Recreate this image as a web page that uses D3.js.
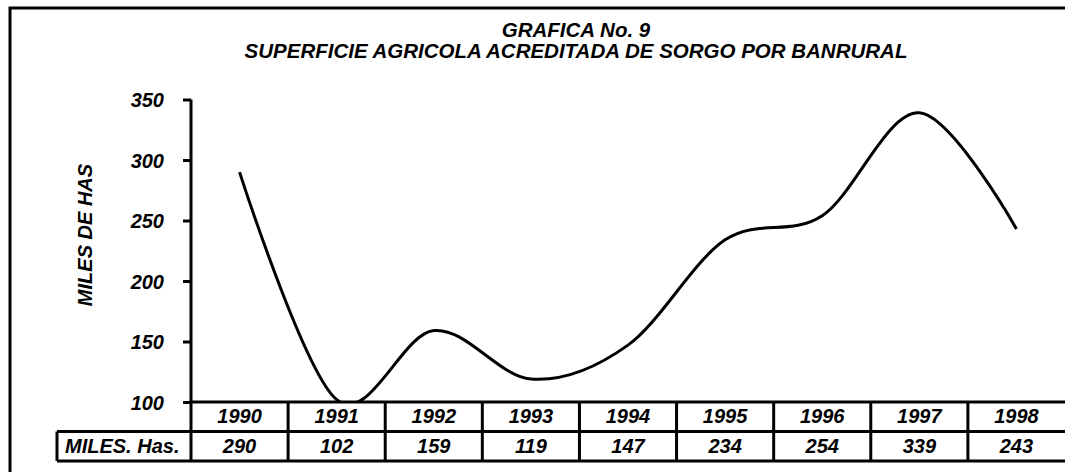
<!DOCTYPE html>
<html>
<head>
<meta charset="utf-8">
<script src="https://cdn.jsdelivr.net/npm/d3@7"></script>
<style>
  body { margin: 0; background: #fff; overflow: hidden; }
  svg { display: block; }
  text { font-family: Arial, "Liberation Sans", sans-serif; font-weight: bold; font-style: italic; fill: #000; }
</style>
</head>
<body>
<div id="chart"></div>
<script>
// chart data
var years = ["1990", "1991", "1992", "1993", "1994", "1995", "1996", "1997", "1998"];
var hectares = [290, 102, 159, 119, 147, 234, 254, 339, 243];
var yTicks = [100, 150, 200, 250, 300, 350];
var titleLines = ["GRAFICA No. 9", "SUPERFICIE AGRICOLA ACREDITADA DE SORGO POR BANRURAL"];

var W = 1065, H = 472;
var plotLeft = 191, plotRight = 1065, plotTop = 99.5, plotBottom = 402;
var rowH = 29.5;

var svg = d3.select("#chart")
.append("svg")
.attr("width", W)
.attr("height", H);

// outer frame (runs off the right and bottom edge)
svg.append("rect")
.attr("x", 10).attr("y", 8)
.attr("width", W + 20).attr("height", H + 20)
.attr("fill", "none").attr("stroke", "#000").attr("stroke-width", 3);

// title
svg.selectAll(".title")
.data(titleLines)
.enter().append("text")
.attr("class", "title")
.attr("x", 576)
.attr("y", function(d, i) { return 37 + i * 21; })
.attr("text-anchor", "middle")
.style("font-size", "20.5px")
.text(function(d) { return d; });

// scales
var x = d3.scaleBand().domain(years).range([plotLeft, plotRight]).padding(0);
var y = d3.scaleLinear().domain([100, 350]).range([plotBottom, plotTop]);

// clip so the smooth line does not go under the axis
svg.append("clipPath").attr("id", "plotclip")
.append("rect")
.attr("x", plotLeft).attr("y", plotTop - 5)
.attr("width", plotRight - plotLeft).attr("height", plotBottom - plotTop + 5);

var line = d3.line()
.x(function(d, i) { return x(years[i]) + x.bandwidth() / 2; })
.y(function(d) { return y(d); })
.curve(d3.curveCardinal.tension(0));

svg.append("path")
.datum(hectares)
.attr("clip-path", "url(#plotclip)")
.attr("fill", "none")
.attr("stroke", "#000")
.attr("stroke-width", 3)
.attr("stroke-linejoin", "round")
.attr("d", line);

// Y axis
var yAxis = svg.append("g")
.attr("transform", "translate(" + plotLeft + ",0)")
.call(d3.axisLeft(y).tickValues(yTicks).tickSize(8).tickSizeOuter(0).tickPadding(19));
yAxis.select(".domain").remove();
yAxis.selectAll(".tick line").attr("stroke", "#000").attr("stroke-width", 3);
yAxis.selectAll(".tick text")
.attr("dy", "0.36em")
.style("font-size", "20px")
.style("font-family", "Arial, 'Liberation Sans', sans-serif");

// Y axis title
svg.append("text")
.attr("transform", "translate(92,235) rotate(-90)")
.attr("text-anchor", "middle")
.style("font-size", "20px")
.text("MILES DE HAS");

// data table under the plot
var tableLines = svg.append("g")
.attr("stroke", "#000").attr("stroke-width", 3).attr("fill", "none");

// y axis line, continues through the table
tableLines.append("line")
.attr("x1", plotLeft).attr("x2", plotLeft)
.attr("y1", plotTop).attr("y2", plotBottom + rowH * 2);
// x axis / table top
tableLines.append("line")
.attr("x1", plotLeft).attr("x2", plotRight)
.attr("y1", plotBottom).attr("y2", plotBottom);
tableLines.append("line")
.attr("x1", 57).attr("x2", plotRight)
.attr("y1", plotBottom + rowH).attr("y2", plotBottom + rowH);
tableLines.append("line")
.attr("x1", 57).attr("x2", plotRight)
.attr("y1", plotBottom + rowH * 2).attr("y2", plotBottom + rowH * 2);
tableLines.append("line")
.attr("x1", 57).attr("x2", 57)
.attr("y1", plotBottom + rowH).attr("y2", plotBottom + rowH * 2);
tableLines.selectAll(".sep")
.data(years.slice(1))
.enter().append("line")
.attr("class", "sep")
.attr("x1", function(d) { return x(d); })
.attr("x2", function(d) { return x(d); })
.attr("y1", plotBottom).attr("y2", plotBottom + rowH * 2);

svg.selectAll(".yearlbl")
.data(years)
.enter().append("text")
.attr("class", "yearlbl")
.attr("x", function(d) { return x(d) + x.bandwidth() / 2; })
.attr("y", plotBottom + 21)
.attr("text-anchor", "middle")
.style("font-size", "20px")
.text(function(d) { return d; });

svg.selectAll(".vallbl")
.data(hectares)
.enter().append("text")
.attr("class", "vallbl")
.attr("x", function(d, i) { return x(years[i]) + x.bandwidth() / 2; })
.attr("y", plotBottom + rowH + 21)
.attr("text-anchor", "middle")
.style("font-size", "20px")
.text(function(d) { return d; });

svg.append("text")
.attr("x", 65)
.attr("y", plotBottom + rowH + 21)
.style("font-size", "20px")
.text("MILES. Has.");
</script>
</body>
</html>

# Exercise task
All of the lines above should be retyped precisely, apart from the pictures.

# The answer
Recreate this image as a web page that uses D3.js.
<!DOCTYPE html>
<html>
<head>
<meta charset="utf-8">
<script src="https://cdn.jsdelivr.net/npm/d3@7"></script>
<style>
  body { margin: 0; background: #fff; overflow: hidden; }
  svg { display: block; }
  text { font-family: Arial, "Liberation Sans", sans-serif; font-weight: bold; font-style: italic; fill: #000; }
</style>
</head>
<body>
<div id="chart"></div>
<script>
// chart data
var years = ["1990", "1991", "1992", "1993", "1994", "1995", "1996", "1997", "1998"];
var hectares = [290, 102, 159, 119, 147, 234, 254, 339, 243];
var yTicks = [100, 150, 200, 250, 300, 350];
var titleLines = ["GRAFICA No. 9", "SUPERFICIE AGRICOLA ACREDITADA DE SORGO POR BANRURAL"];

var W = 1065, H = 472;
var plotLeft = 191, plotRight = 1065, plotTop = 99.5, plotBottom = 402;
var rowH = 29.5;

var svg = d3.select("#chart")
.append("svg")
.attr("width", W)
.attr("height", H);

// outer frame (runs off the right and bottom edge)
svg.append("rect")
.attr("x", 10).attr("y", 8)
.attr("width", W + 20).attr("height", H + 20)
.attr("fill", "none").attr("stroke", "#000").attr("stroke-width", 3);

// title
svg.selectAll(".title")
.data(titleLines)
.enter().append("text")
.attr("class", "title")
.attr("x", 576)
.attr("y", function(d, i) { return 37 + i * 21; })
.attr("text-anchor", "middle")
.style("font-size", "20.5px")
.text(function(d) { return d; });

// scales
var x = d3.scaleBand().domain(years).range([plotLeft, plotRight]).padding(0);
var y = d3.scaleLinear().domain([100, 350]).range([plotBottom, plotTop]);

// clip so the smooth line does not go under the axis
svg.append("clipPath").attr("id", "plotclip")
.append("rect")
.attr("x", plotLeft).attr("y", plotTop - 5)
.attr("width", plotRight - plotLeft).attr("height", plotBottom - plotTop + 5);

var line = d3.line()
.x(function(d, i) { return x(years[i]) + x.bandwidth() / 2; })
.y(function(d) { return y(d); })
.curve(d3.curveCardinal.tension(0));

svg.append("path")
.datum(hectares)
.attr("clip-path", "url(#plotclip)")
.attr("fill", "none")
.attr("stroke", "#000")
.attr("stroke-width", 3)
.attr("stroke-linejoin", "round")
.attr("d", line);

// Y axis
var yAxis = svg.append("g")
.attr("transform", "translate(" + plotLeft + ",0)")
.call(d3.axisLeft(y).tickValues(yTicks).tickSize(8).tickSizeOuter(0).tickPadding(19));
yAxis.select(".domain").remove();
yAxis.selectAll(".tick line").attr("stroke", "#000").attr("stroke-width", 3);
yAxis.selectAll(".tick text")
.attr("dy", "0.36em")
.style("font-size", "20px")
.style("font-family", "Arial, 'Liberation Sans', sans-serif");

// Y axis title
svg.append("text")
.attr("transform", "translate(92,235) rotate(-90)")
.attr("text-anchor", "middle")
.style("font-size", "20px")
.text("MILES DE HAS");

// data table under the plot
var tableLines = svg.append("g")
.attr("stroke", "#000").attr("stroke-width", 3).attr("fill", "none");

// y axis line, continues through the table
tableLines.append("line")
.attr("x1", plotLeft).attr("x2", plotLeft)
.attr("y1", plotTop).attr("y2", plotBottom + rowH * 2);
// x axis / table top
tableLines.append("line")
.attr("x1", plotLeft).attr("x2", plotRight)
.attr("y1", plotBottom).attr("y2", plotBottom);
tableLines.append("line")
.attr("x1", 57).attr("x2", plotRight)
.attr("y1", plotBottom + rowH).attr("y2", plotBottom + rowH);
tableLines.append("line")
.attr("x1", 57).attr("x2", plotRight)
.attr("y1", plotBottom + rowH * 2).attr("y2", plotBottom + rowH * 2);
tableLines.append("line")
.attr("x1", 57).attr("x2", 57)
.attr("y1", plotBottom + rowH).attr("y2", plotBottom + rowH * 2);
tableLines.selectAll(".sep")
.data(years.slice(1))
.enter().append("line")
.attr("class", "sep")
.attr("x1", function(d) { return x(d); })
.attr("x2", function(d) { return x(d); })
.attr("y1", plotBottom).attr("y2", plotBottom + rowH * 2);

svg.selectAll(".yearlbl")
.data(years)
.enter().append("text")
.attr("class", "yearlbl")
.attr("x", function(d) { return x(d) + x.bandwidth() / 2; })
.attr("y", plotBottom + 21)
.attr("text-anchor", "middle")
.style("font-size", "20px")
.text(function(d) { return d; });

svg.selectAll(".vallbl")
.data(hectares)
.enter().append("text")
.attr("class", "vallbl")
.attr("x", function(d, i) { return x(years[i]) + x.bandwidth() / 2; })
.attr("y", plotBottom + rowH + 21)
.attr("text-anchor", "middle")
.style("font-size", "20px")
.text(function(d) { return d; });

svg.append("text")
.attr("x", 65)
.attr("y", plotBottom + rowH + 21)
.style("font-size", "20px")
.text("MILES. Has.");
</script>
</body>
</html>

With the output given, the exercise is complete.